A fierce battle between US-backed Afghan forces and Taliban militants in a remote corner of eastern Afghanistan left nearly 20 people dead, including 11 Afghan children killed in an airstrike and a US civilian adviser, officials said on Sunday.
Meanwhile, a roadside bomb exploded under a bus in Wardak Province, southwest of Kabul, yesterday, killing nine civilians, police said
Twenty-two people were wounded in the blast, the provincial police chief’s spokesman, Abdul Wali, said.
Photo: AFP
The Afghan Interior Ministry said the bomb had been planted by the Taliban, but a spokesman for the insurgents, Zabihullah Mujahid, said the bomb was not theirs.
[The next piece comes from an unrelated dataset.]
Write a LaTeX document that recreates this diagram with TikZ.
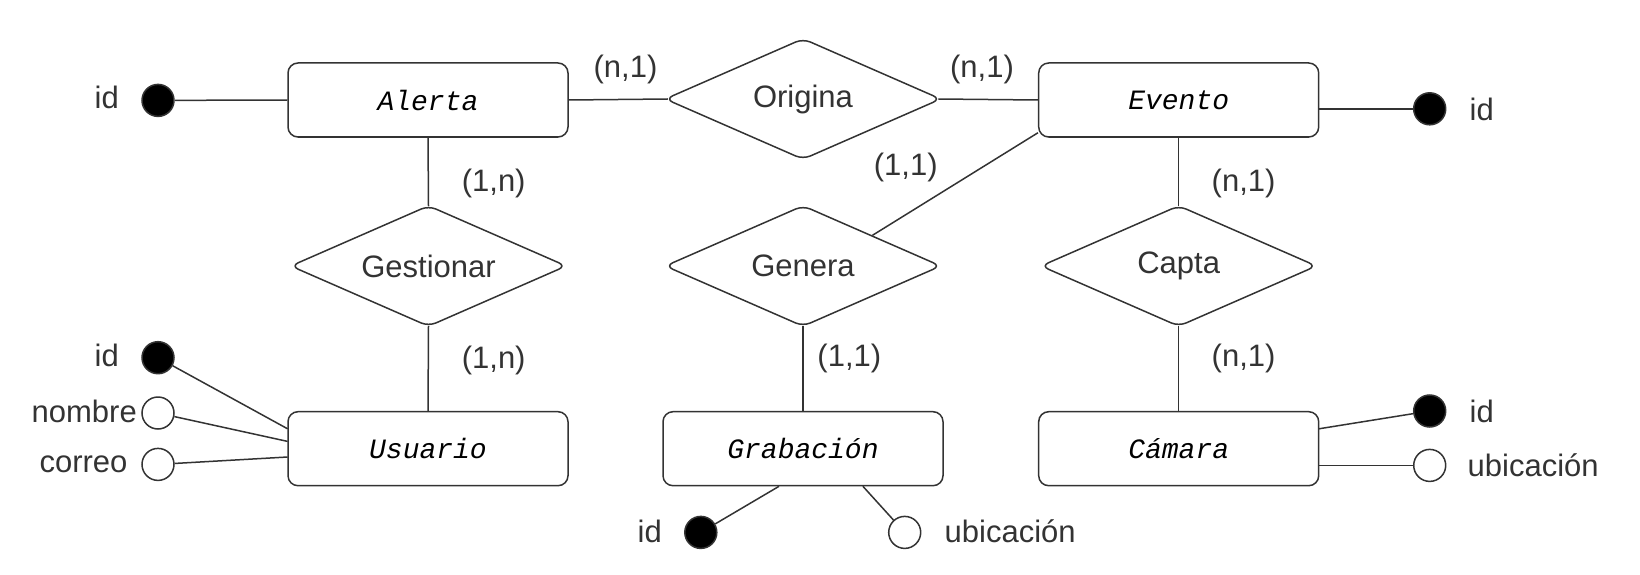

“We strongly reject involvement in this attack,” he said.
The fighting on Saturday along a main infiltration route from Pakistan was indicative of a surge in hostilities as Afghanistan’s spring fighting season gets underway.
This year’s is to be closely watched because Afghan forces are having to contend with less support from the international military coalition, making it a test case of their ability to take on the country’s resilient insurgency.
The US-led coalition confirmed that it launched airstrikes in Kunar Province where the deaths occurred, stressing that they were requested by international forces. The coalition said it was assessing the incident, but could not confirm that civilians were killed.
The battle unfolded on Saturday, the same day that a total of six Americans, including three US soldiers, died in violent attacks.
The deaths capped one of the bloodiest weeks of the nearly 12-year-old war. On Wednesday, insurgents ambushed a courthouse in the relatively safe west, killing more than 46 people.
The death of Afghan civilians caught in the crossfire has been a major point of contention between international forces and the Afghan government.
Earlier this year, Afghan President Hamid Karzai banned his troops from requesting coalition airstrikes.
In the latest incident, reporters’ photographs showed villagers gathered for the funerals of the children whose bodies were swaddled in blankets. A garland of flowers adorned the head of a dead baby.
Afghan officials said the airstrike occurred after a joint US-Afghan force faced hours of heavy gunfire from militants. The joint force was conducting an operation targeting a senior Taliban leader that began at about midnight on Friday in the Shultan area of Kunar’s Shigal District, according to tribal elder Gul Pasha, who also is the chief of the local council.